● WRITTEN TASK: Retype the data exactly, from its first line to the line containing "const Y_MAX = 111.3;", including both, and skip any picture.

--- Begin ---

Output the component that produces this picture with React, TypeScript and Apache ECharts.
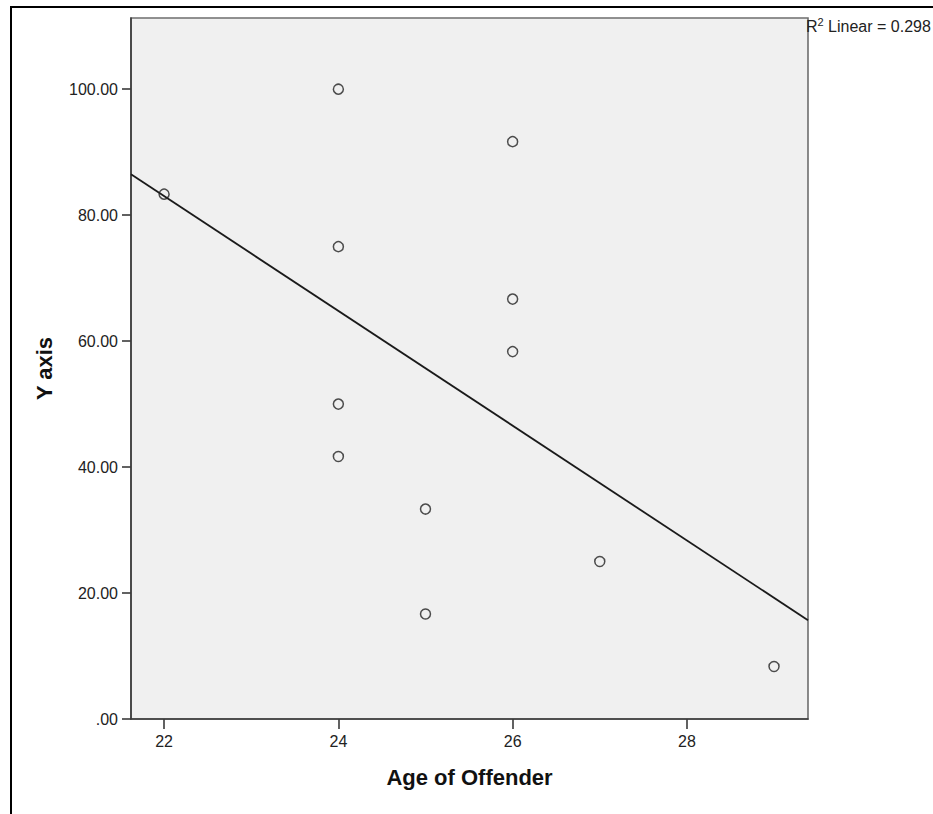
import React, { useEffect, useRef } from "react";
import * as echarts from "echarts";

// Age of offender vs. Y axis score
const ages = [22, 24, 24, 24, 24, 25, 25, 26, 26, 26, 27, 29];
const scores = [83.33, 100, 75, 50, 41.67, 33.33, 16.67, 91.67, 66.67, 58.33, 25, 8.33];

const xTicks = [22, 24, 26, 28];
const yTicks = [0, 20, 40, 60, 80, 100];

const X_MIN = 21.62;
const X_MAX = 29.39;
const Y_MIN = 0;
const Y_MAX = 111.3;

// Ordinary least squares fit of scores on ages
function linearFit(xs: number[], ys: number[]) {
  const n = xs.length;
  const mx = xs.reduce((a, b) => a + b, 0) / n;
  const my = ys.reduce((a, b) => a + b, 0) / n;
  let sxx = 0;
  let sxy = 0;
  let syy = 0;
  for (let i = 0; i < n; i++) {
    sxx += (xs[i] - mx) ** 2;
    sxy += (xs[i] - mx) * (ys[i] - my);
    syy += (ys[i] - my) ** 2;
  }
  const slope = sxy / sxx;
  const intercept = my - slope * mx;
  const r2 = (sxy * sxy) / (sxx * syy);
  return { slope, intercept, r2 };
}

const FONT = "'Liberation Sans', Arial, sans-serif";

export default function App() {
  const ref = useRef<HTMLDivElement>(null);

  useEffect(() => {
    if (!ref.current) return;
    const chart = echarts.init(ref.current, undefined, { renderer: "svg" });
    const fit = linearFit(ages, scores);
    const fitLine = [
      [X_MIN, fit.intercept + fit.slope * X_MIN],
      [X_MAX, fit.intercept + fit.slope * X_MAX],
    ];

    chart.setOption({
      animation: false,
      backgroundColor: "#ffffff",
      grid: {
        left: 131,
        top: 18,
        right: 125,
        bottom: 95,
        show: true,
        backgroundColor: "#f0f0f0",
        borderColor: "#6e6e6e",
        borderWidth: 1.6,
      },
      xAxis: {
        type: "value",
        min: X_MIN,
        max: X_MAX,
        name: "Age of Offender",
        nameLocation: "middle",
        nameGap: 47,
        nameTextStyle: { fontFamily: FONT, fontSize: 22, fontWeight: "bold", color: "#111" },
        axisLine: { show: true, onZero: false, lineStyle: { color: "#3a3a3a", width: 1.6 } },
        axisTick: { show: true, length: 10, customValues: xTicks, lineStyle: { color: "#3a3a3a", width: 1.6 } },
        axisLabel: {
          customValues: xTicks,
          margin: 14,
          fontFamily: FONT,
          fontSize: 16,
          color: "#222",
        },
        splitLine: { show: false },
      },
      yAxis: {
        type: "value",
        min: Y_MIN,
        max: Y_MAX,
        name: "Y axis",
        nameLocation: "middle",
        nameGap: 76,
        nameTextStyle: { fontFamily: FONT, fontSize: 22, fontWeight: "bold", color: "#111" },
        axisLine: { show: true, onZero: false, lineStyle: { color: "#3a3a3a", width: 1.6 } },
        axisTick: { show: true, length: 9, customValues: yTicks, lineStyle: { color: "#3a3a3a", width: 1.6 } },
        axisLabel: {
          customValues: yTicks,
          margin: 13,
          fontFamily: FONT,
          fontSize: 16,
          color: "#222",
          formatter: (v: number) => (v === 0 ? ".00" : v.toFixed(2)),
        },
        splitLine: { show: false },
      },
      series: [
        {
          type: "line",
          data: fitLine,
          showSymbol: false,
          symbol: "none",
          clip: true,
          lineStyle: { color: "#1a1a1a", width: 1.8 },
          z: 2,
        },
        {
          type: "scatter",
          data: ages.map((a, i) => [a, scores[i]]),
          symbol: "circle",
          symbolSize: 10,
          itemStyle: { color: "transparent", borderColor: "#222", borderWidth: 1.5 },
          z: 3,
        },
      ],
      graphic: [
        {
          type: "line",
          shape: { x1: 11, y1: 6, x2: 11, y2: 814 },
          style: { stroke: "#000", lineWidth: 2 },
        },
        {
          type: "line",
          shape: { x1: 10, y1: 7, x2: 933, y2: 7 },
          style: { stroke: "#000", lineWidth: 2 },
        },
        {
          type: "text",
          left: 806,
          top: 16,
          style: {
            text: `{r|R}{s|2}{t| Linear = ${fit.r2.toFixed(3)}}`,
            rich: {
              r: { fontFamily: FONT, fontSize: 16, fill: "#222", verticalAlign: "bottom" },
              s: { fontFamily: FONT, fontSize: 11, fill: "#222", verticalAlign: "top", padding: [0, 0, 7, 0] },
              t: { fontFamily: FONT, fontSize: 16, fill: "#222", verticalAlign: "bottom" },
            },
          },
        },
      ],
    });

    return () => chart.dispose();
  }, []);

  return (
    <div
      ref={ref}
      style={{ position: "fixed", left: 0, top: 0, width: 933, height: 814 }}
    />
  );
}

--- End ---

● TASK SOLUTION:
Output the component that produces this picture with React, TypeScript and Apache ECharts.
import React, { useEffect, useRef } from "react";
import * as echarts from "echarts";

// Age of offender vs. Y axis score
const ages = [22, 24, 24, 24, 24, 25, 25, 26, 26, 26, 27, 29];
const scores = [83.33, 100, 75, 50, 41.67, 33.33, 16.67, 91.67, 66.67, 58.33, 25, 8.33];

const xTicks = [22, 24, 26, 28];
const yTicks = [0, 20, 40, 60, 80, 100];

const X_MIN = 21.62;
const X_MAX = 29.39;
const Y_MIN = 0;
const Y_MAX = 111.3;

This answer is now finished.